You all know I hate tear-jerkers, so I assure you that even though the situation sounds like one, it isn't. If I tell you that his wife's soul wanders through the book, because it was transported into a Sarah McLachlan CD, do you see why the reader laughs instead of cries?

The book's brilliance is not just in all the fantastic details of Charlie's new job as death (when someone dies, he has to go pick up their soul...which might be in a CD, or in a vase, or in one unique case, a pair of fake breasts), nor the presence of the three Morrigan sisters in the sewers of San Francisco (they're from medieval mythology), nor the fantastic bits of Tibetan lore about death that weave through the book.

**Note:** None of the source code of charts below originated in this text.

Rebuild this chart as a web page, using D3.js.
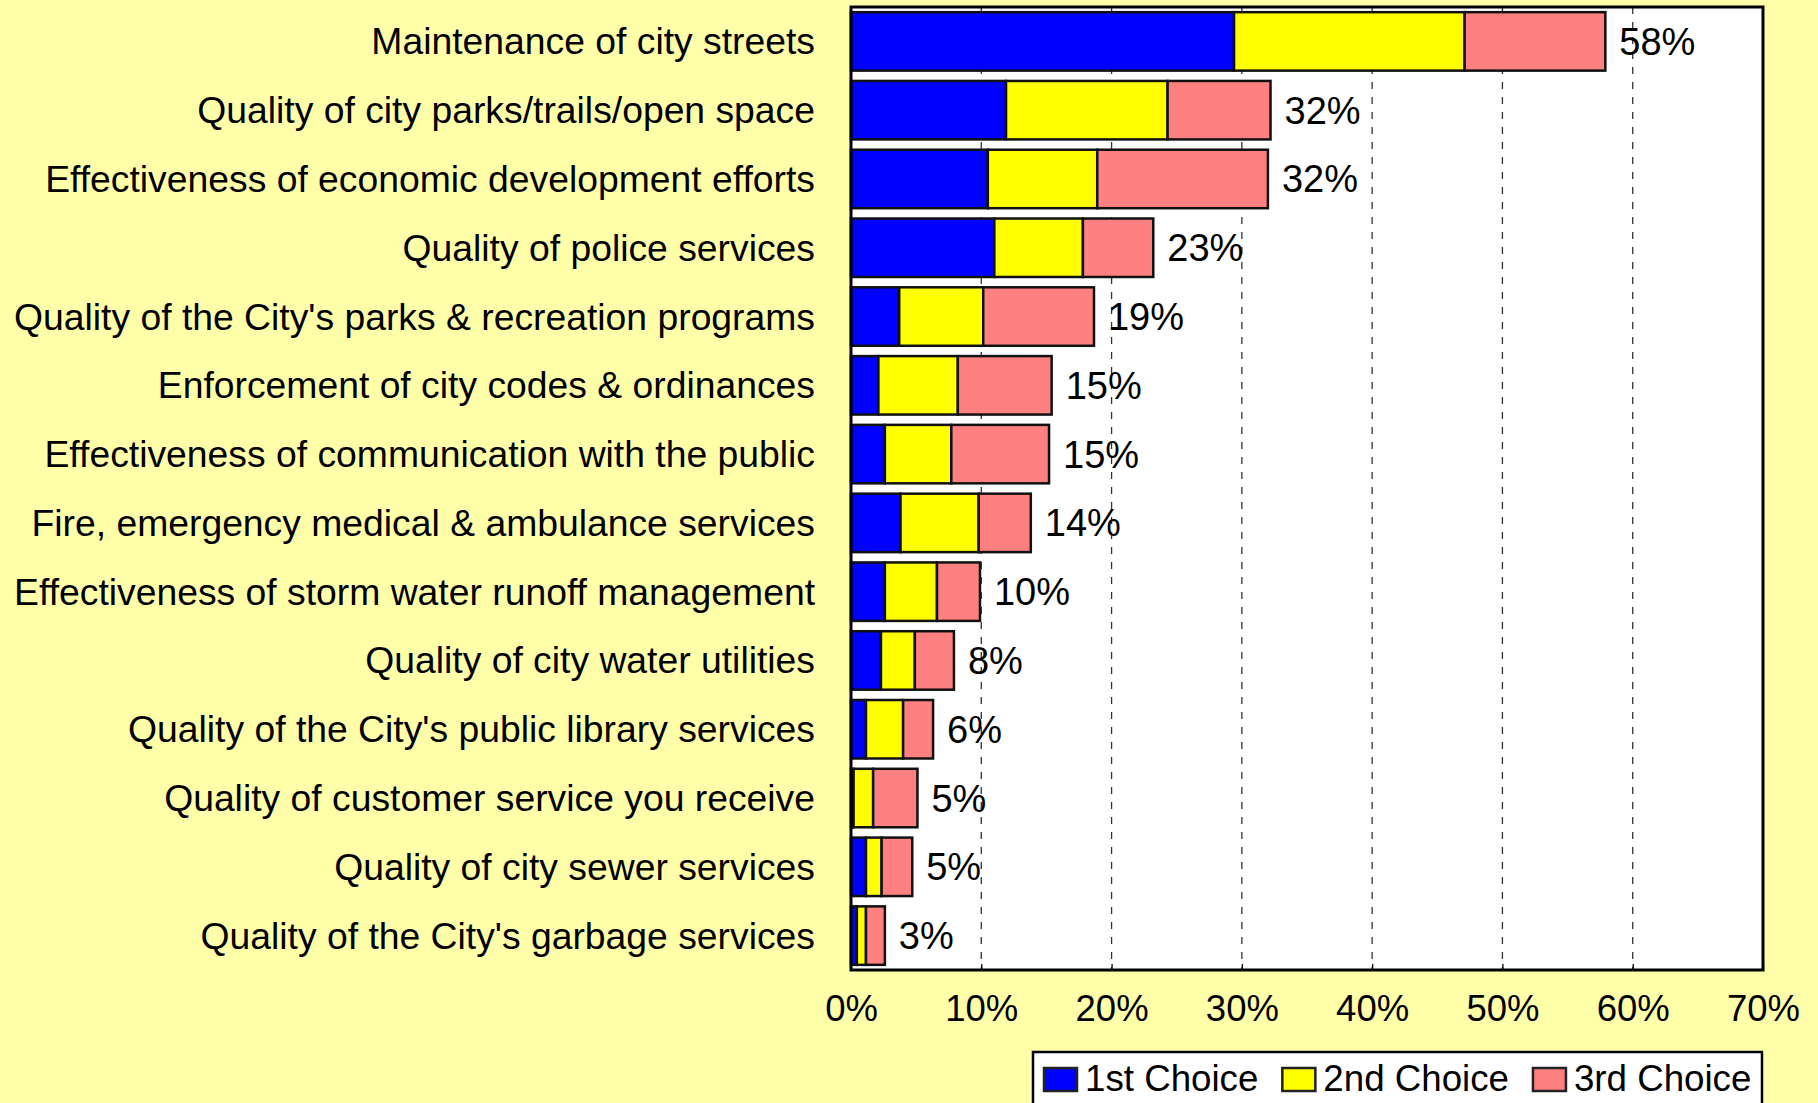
<!DOCTYPE html>
<html>
<head>
<meta charset="utf-8">
<script src="https://cdn.jsdelivr.net/npm/d3@7"></script>
<style>
  html, body { margin: 0; padding: 0; background: #FFFFAA; }
  svg { display: block; font-family: "Liberation Sans", Arial, sans-serif; }
</style>
</head>
<body>
<svg id="chart" width="1818" height="1103"></svg>
<script>
const categories = [
  "Maintenance of city streets",
  "Quality of city parks/trails/open space",
  "Effectiveness of economic development efforts",
  "Quality of police services",
  "Quality of the City's parks & recreation programs",
  "Enforcement of city codes & ordinances",
  "Effectiveness of communication with the public",
  "Fire, emergency medical & ambulance services",
  "Effectiveness of storm water runoff management",
  "Quality of city water utilities",
  "Quality of the City's public library services",
  "Quality of customer service you receive",
  "Quality of city sewer services",
  "Quality of the City's garbage services"
];
const firstChoice  = [29.4, 11.9, 10.5, 11.0, 3.7, 2.1, 2.6, 3.8, 2.6, 2.3, 1.15, 0.2, 1.15, 0.45];
const secondChoice = [17.7, 12.4, 8.4, 6.8, 6.45, 6.1, 5.1, 6.0, 4.0, 2.6, 2.85, 1.5, 1.2, 0.7];
const thirdChoice  = [10.8, 7.9, 13.1, 5.4, 8.5, 7.2, 7.5, 4.0, 3.3, 3.0, 2.3, 3.4, 2.35, 1.45];
const totalLabels  = ["58%", "32%", "32%", "23%", "19%", "15%", "15%", "14%", "10%", "8%", "6%", "5%", "5%", "3%"];
const seriesNames  = ["1st Choice", "2nd Choice", "3rd Choice"];
const xTicks       = [0, 10, 20, 30, 40, 50, 60, 70];

const colors = ["#0000FF", "#FFFF00", "#FF8080"];

const svg = d3.select("#chart");
const plot = { left: 851, right: 1763, top: 7, bottom: 970 };

const x = d3.scaleLinear().domain([0, 70]).range([plot.left, plot.right]);
const y = d3.scaleBand().domain(categories).range([plot.top, plot.bottom])
  .paddingInner(0.15).paddingOuter(0.075);

const rows = categories.map((c, i) => ({
  cat: c, "1st Choice": firstChoice[i], "2nd Choice": secondChoice[i], "3rd Choice": thirdChoice[i], label: totalLabels[i]
}));
const stacked = d3.stack().keys(seriesNames)(rows);

// background
svg.append("rect").attr("width", 1818).attr("height", 1103).attr("fill", "#FFFFAA");

// plot area
svg.append("rect")
  .attr("x", plot.left).attr("y", plot.top)
  .attr("width", plot.right - plot.left).attr("height", plot.bottom - plot.top)
  .attr("fill", "#FFFFFF");

// gridlines
svg.append("g").selectAll("line")
  .data(xTicks.filter(t => t > 0 && t < 70))
  .join("line")
  .attr("x1", d => x(d)).attr("x2", d => x(d))
  .attr("y1", plot.top).attr("y2", plot.bottom)
  .attr("stroke", "#333").attr("stroke-width", 1.3)
  .attr("stroke-dasharray", "7,8");

// bars
svg.append("g").selectAll("g")
  .data(stacked)
  .join("g")
  .attr("fill", (d, i) => colors[i])
  .selectAll("rect")
  .data(d => d)
  .join("rect")
  .attr("x", d => x(d[0]))
  .attr("y", d => y(d.data.cat))
  .attr("width", d => Math.max(0, x(d[1]) - x(d[0])))
  .attr("height", y.bandwidth())
  .attr("stroke", "#111")
  .attr("stroke-width", 2.5);

// value labels
const last = stacked[stacked.length - 1];
svg.append("g").selectAll("text")
  .data(last)
  .join("text")
  .attr("x", d => x(d[1]) + 14)
  .attr("y", d => y(d.data.cat) + y.bandwidth() / 2 + 13.5)
  .attr("font-size", 38)
  .attr("fill", "#000")
  .text(d => d.data.label);

// category labels
svg.append("g").selectAll("text")
  .data(categories)
  .join("text")
  .attr("x", 815)
  .attr("y", d => y(d) + y.bandwidth() / 2 + 13)
  .attr("text-anchor", "end")
  .attr("font-size", 37.3)
  .attr("fill", "#000")
  .text(d => d);

// x axis
const xAxis = d3.axisBottom(x).tickValues(xTicks).tickFormat(d => d + "%")
  .tickSizeInner(-6).tickSizeOuter(0).tickPadding(25);
const gx = svg.append("g").attr("transform", `translate(0,${plot.bottom})`).call(xAxis);
gx.select(".domain").remove();
gx.selectAll(".tick line").attr("stroke", "#000").attr("stroke-width", 1.3);
gx.selectAll(".tick text").attr("font-size", 36.5).attr("fill", "#000")
  .attr("font-family", "'Liberation Sans', Arial, sans-serif");

// plot frame
svg.append("rect")
  .attr("x", plot.left).attr("y", plot.top)
  .attr("width", plot.right - plot.left).attr("height", plot.bottom - plot.top)
  .attr("fill", "none").attr("stroke", "#000").attr("stroke-width", 3);

// legend
const lg = svg.append("g");
lg.append("rect")
  .attr("x", 1033).attr("y", 1052).attr("width", 729).attr("height", 80)
  .attr("fill", "#FFFFFF").attr("stroke", "#000").attr("stroke-width", 2.5);
let lx = 1044;
seriesNames.forEach((name, i) => {
  lg.append("rect")
    .attr("x", lx).attr("y", 1068).attr("width", 33).attr("height", 23)
    .attr("fill", colors[i]).attr("stroke", "#222").attr("stroke-width", 2.5);
  const t = lg.append("text")
    .attr("x", lx + 41).attr("y", 1091)
    .attr("font-size", 36.7).attr("fill", "#000")
    .text(name);
  lx = lx + 41 + t.node().getComputedTextLength() + 24;
});
</script>
</body>
</html>
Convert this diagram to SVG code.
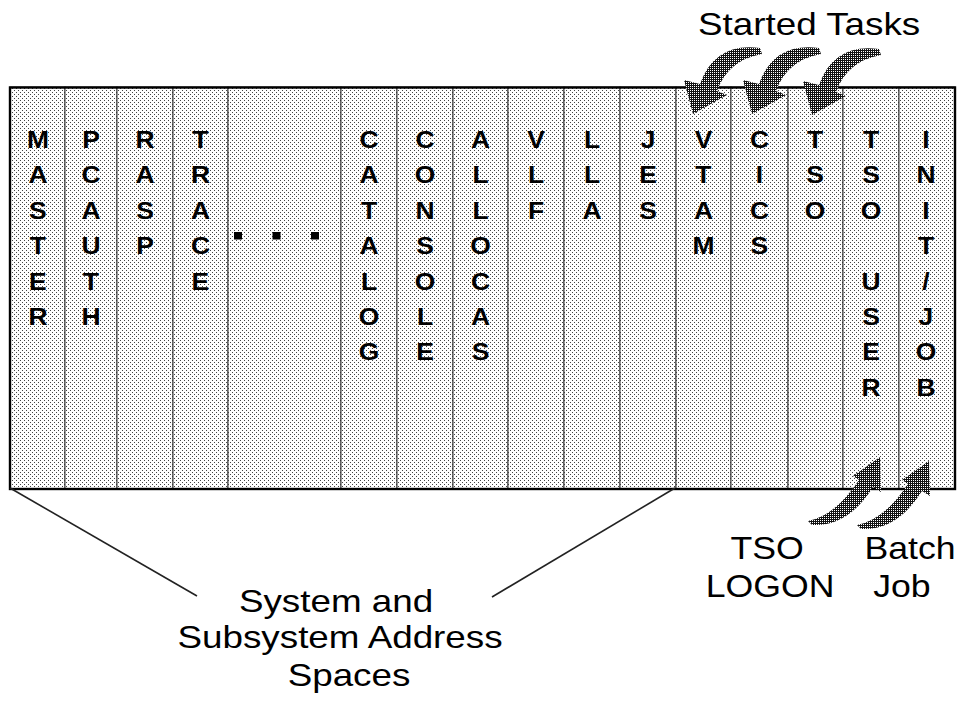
<svg xmlns="http://www.w3.org/2000/svg" width="960" height="704" viewBox="0 0 960 704">
<defs>
<pattern id="lt" width="4" height="4" patternUnits="userSpaceOnUse"><rect width="4" height="4" fill="#fff"/><rect width="1" height="1" fill="#444"/><rect x="2" y="2" width="1" height="1" fill="#444"/></pattern>
<pattern id="dk" width="2" height="2" patternUnits="userSpaceOnUse"><rect width="2" height="2" fill="#111"/><rect width="1" height="1" fill="#fff"/></pattern>
<path id="arrDown" d="M760 48 Q715 42 700 84 L684 80 L693 114 L727 95 L717 91 Q728 60 762 54 Z"/>
<path id="arrUp" d="M808 521 Q835 516 859 480 L853 476 L880 457 L881 492 L873 487 Q848 527 812 525 Z"/>
</defs>
<style>
.col{fill:url(#lt);stroke:#333;stroke-width:1}
.v{font-family:"Liberation Sans",Arial,sans-serif;font-size:23px;font-weight:bold;fill:#000;text-anchor:middle}
.lbl{font-family:"Liberation Sans",Arial,sans-serif;font-size:32px;fill:#000}
.mid{text-anchor:middle}
.arr{fill:url(#dk)}
.conn{stroke:#222;stroke-width:1.6;fill:none}
</style>
<rect width="960" height="704" fill="#fff"/>

<g id="col-master"><rect class="col" x="10" y="87" width="55" height="402"/>
<text class="v" transform="scale(1.15 1)"><tspan x="33" y="148">M</tspan><tspan x="33" dy="35.4">A</tspan><tspan x="33" dy="35.4">S</tspan><tspan x="33" dy="35.4">T</tspan><tspan x="33" dy="35.4">E</tspan><tspan x="33" dy="35.4">R</tspan></text></g>
<g id="col-pcauth"><rect class="col" x="65" y="87" width="52" height="402"/>
<text class="v" transform="scale(1.15 1)"><tspan x="79.1" y="148">P</tspan><tspan x="79.1" dy="35.4">C</tspan><tspan x="79.1" dy="35.4">A</tspan><tspan x="79.1" dy="35.4">U</tspan><tspan x="79.1" dy="35.4">T</tspan><tspan x="79.1" dy="35.4">H</tspan></text></g>
<g id="col-rasp"><rect class="col" x="117" y="87" width="56" height="402"/>
<text class="v" transform="scale(1.15 1)"><tspan x="126.1" y="148">R</tspan><tspan x="126.1" dy="35.4">A</tspan><tspan x="126.1" dy="35.4">S</tspan><tspan x="126.1" dy="35.4">P</tspan></text></g>
<g id="col-trace"><rect class="col" x="173" y="87" width="55" height="402"/>
<text class="v" transform="scale(1.15 1)"><tspan x="174.3" y="148">T</tspan><tspan x="174.3" dy="35.4">R</tspan><tspan x="174.3" dy="35.4">A</tspan><tspan x="174.3" dy="35.4">C</tspan><tspan x="174.3" dy="35.4">E</tspan></text></g>
<g id="col-more"><rect class="col" x="228" y="87" width="113" height="402"/>
<rect x="234" y="232" width="8" height="7.5" fill="#000"/><rect x="272.5" y="232" width="8" height="7.5" fill="#000"/><rect x="311" y="232" width="8" height="7.5" fill="#000"/></g>
<g id="col-catalog"><rect class="col" x="341" y="87" width="56" height="402"/>
<text class="v" transform="scale(1.15 1)"><tspan x="320.9" y="148">C</tspan><tspan x="320.9" dy="35.4">A</tspan><tspan x="320.9" dy="35.4">T</tspan><tspan x="320.9" dy="35.4">A</tspan><tspan x="320.9" dy="35.4">L</tspan><tspan x="320.9" dy="35.4">O</tspan><tspan x="320.9" dy="35.4">G</tspan></text></g>
<g id="col-console"><rect class="col" x="397" y="87" width="56" height="402"/>
<text class="v" transform="scale(1.15 1)"><tspan x="369.6" y="148">C</tspan><tspan x="369.6" dy="35.4">O</tspan><tspan x="369.6" dy="35.4">N</tspan><tspan x="369.6" dy="35.4">S</tspan><tspan x="369.6" dy="35.4">O</tspan><tspan x="369.6" dy="35.4">L</tspan><tspan x="369.6" dy="35.4">E</tspan></text></g>
<g id="col-allocas"><rect class="col" x="453" y="87" width="55" height="402"/>
<text class="v" transform="scale(1.15 1)"><tspan x="417.8" y="148">A</tspan><tspan x="417.8" dy="35.4">L</tspan><tspan x="417.8" dy="35.4">L</tspan><tspan x="417.8" dy="35.4">O</tspan><tspan x="417.8" dy="35.4">C</tspan><tspan x="417.8" dy="35.4">A</tspan><tspan x="417.8" dy="35.4">S</tspan></text></g>
<g id="col-vlf"><rect class="col" x="508" y="87" width="56" height="402"/>
<text class="v" transform="scale(1.15 1)"><tspan x="466.1" y="148">V</tspan><tspan x="466.1" dy="35.4">L</tspan><tspan x="466.1" dy="35.4">F</tspan></text></g>
<g id="col-lla"><rect class="col" x="564" y="87" width="56" height="402"/>
<text class="v" transform="scale(1.15 1)"><tspan x="514.8" y="148">L</tspan><tspan x="514.8" dy="35.4">L</tspan><tspan x="514.8" dy="35.4">A</tspan></text></g>
<g id="col-jes"><rect class="col" x="620" y="87" width="56" height="402"/>
<text class="v" transform="scale(1.15 1)"><tspan x="563.5" y="148">J</tspan><tspan x="563.5" dy="35.4">E</tspan><tspan x="563.5" dy="35.4">S</tspan></text></g>
<g id="col-vtam"><rect class="col" x="676" y="87" width="55" height="402"/>
<text class="v" transform="scale(1.15 1)"><tspan x="611.7" y="148">V</tspan><tspan x="611.7" dy="35.4">T</tspan><tspan x="611.7" dy="35.4">A</tspan><tspan x="611.7" dy="35.4">M</tspan></text></g>
<g id="col-cics"><rect class="col" x="731" y="87" width="57" height="402"/>
<text class="v" transform="scale(1.15 1)"><tspan x="660.4" y="148">C</tspan><tspan x="660.4" dy="35.4">I</tspan><tspan x="660.4" dy="35.4">C</tspan><tspan x="660.4" dy="35.4">S</tspan></text></g>
<g id="col-tso"><rect class="col" x="788" y="87" width="55" height="402"/>
<text class="v" transform="scale(1.15 1)"><tspan x="708.7" y="148">T</tspan><tspan x="708.7" dy="35.4">S</tspan><tspan x="708.7" dy="35.4">O</tspan></text></g>
<g id="col-tsouser"><rect class="col" x="843" y="87" width="56" height="402"/>
<text class="v" transform="scale(1.15 1)"><tspan x="757.4" y="148">T</tspan><tspan x="757.4" dy="35.4">S</tspan><tspan x="757.4" dy="35.4">O</tspan><tspan x="757.4" dy="70.8">U</tspan><tspan x="757.4" dy="35.4">S</tspan><tspan x="757.4" dy="35.4">E</tspan><tspan x="757.4" dy="35.4">R</tspan></text></g>
<g id="col-initjob"><rect class="col" x="899" y="87" width="56" height="402"/>
<text class="v" transform="scale(1.15 1)"><tspan x="805.2" y="148">I</tspan><tspan x="805.2" dy="35.4">N</tspan><tspan x="805.2" dy="35.4">I</tspan><tspan x="805.2" dy="35.4">T</tspan><tspan x="805.2" dy="35.4">/</tspan><tspan x="805.2" dy="35.4">J</tspan><tspan x="805.2" dy="35.4">O</tspan><tspan x="805.2" dy="35.4">B</tspan></text></g>

<rect id="frame" x="10" y="87.5" width="945" height="401.5" fill="none" stroke="#000" stroke-width="2.4"/>

<g id="connectors">
<line class="conn" x1="10" y1="488" x2="197" y2="596"/>
<line class="conn" x1="675" y1="488" x2="492" y2="597"/>
</g>

<g id="arrows">
<use href="#arrDown" class="arr"/>
<use href="#arrDown" class="arr" transform="translate(59 0)"/>
<use href="#arrDown" class="arr" transform="translate(119 1)"/>
<use href="#arrUp" class="arr"/>
<use href="#arrUp" class="arr" transform="translate(49 4)"/>
</g>

<g id="label-started"><text class="lbl" transform="scale(1.15 1)" x="607" y="35">Started Tasks</text></g>
<g id="label-spaces"><text class="lbl mid" transform="scale(1.15 1)"><tspan x="292.2" y="612">System and</tspan><tspan x="295.7" y="648">Subsystem Address</tspan><tspan x="303.5" y="686">Spaces</tspan></text></g>
<g id="label-tso"><text class="lbl mid" transform="scale(1.15 1)" style="font-size:31px"><tspan x="667" y="559">TSO</tspan><tspan x="669.6" y="597">LOGON</tspan></text></g>
<g id="label-batch"><text class="lbl mid" transform="scale(1.15 1)" style="font-size:31px"><tspan x="791.3" y="559">Batch</tspan><tspan x="784.3" y="597">Job</tspan></text></g>
</svg>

What is insanely, hysterically funny is Christopher Moore's way of talking about Charlie and, frankly, Charlie himself. I think the best way to illustrate it is just to quote some. For example, Charlie is a Beta Male. Moore spends a good deal of time describing Beta Males, and I loved every bit of it -- at least partially because my imagination is so taken up with describing Alpha Males. Alpha Males are out charging after mastodons, as Moore points out. I could have told him that later versions of the same spend a lot of time stalking around Regency London wishing a mastodon or two would come by and make their day.

But Beta Males "could imagine in advance that attacking what was essentially an angry, woolly bulldozer with a pointy stick might be a losing proposition, so they hung back at camp to console the grieving widows." Every bit of sarcastic humor like this has a thread of trueness that keeps your laughter a bit rueful.

And one final detail, just for romance readers: there's a romance. A happy ending. I love that!

Do NOT miss this book! Apparently Christopher Moore has written a bunch of other books, so this is the first I've read. Anyone out there read any of his other books? Are they all this good?